The Aberdare Urban District Council was established in 1894 and covered the parish of Aberdare. Its responsibilities included public health, sanitation, roads and public works generally.

There were five wards, namely Aberaman (also known as No. 5 Ward), Blaengwawr (also known as No. 4 Ward), Gadlys (also known as No. 2 Ward), Llwydcoed (also known as No. 1 Ward), and the Town Ward (also known as No. 3 Ward). At this time, one member was elected from each ward on an annual basis.

An election was held in April 1902. It was preceded by the 1901 election and followed by the 1903 election.
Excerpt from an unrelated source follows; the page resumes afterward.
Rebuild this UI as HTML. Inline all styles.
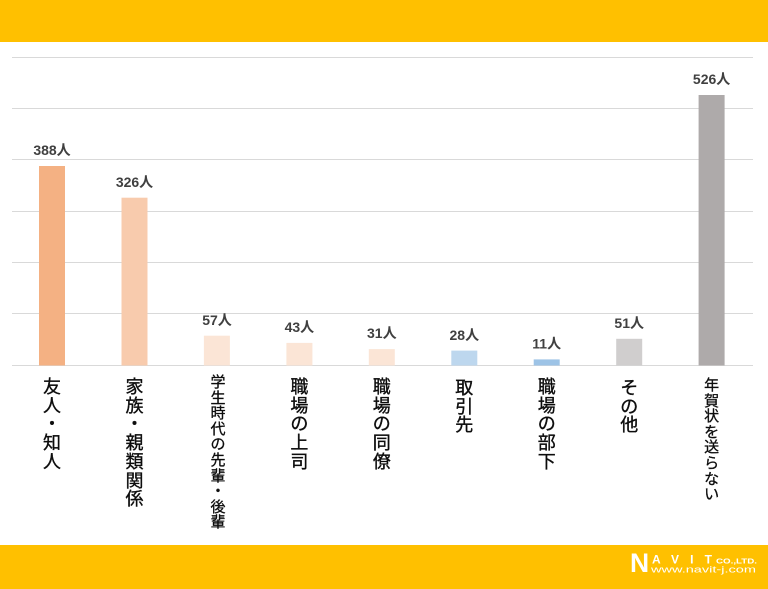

The term of office of members elected at the 1899 election came to an end and those elected were to serve until 1905. There were contested elections in three of the five wards.

(*) denotes sitting member

==Results by ward==
===Aberaman Ward===

Aberaman Ward 1902
| Party |  | Candidate | Votes | % | ±% |
|---|---|---|---|---|---|
|  |  | John Bucknell* | 830 |  |  |
|  |  | J. Davies | 683 |  |  |
| Majority |  |  | 392 |  |  |
|  |  |  | Swing |  |  |

===Blaengwawr Ward===

Blaengwawr Ward 1902
| Party |  | Candidate | Votes | % | ±% |
|---|---|---|---|---|---|
|  |  | John Howell* | unopposed |  |  |

===Gadlys Ward===

Gadlys Ward 1902
| Party |  | Candidate | Votes | % | ±% |
|---|---|---|---|---|---|
|  |  | W.T. Morgan* | 874 |  |  |
|  | Labour | Evan Parker | 420 |  |  |
| Majority |  |  | 454 |  |  |
|  |  |  | Swing |  |  |

===Llwydcoed Ward===

Llwydcoed Ward 1902
| Party |  | Candidate | Votes | % | ±% |
|---|---|---|---|---|---|
|  |  | Owen Harris* | unopposed |  |  |

===Town Ward===

Town Ward 1902
| Party |  | Candidate | Votes | % | ±% |
|---|---|---|---|---|---|
|  |  | Lewis Noah Williams* | 841 |  |  |
|  |  | R.L. Berry | 473 |  |  |
| Majority |  |  | 368 |  |  |
|  |  |  | Swing |  |  |

==Bibliography==
- Jones, Ieuan Gwynedd (1981). "Explorations & Explanations. Essays in the Social History of Victorian Wales"
- Jones, Ieuan Gwynedd (1987). "Communities. Essays in the Social History of Victorian Wales"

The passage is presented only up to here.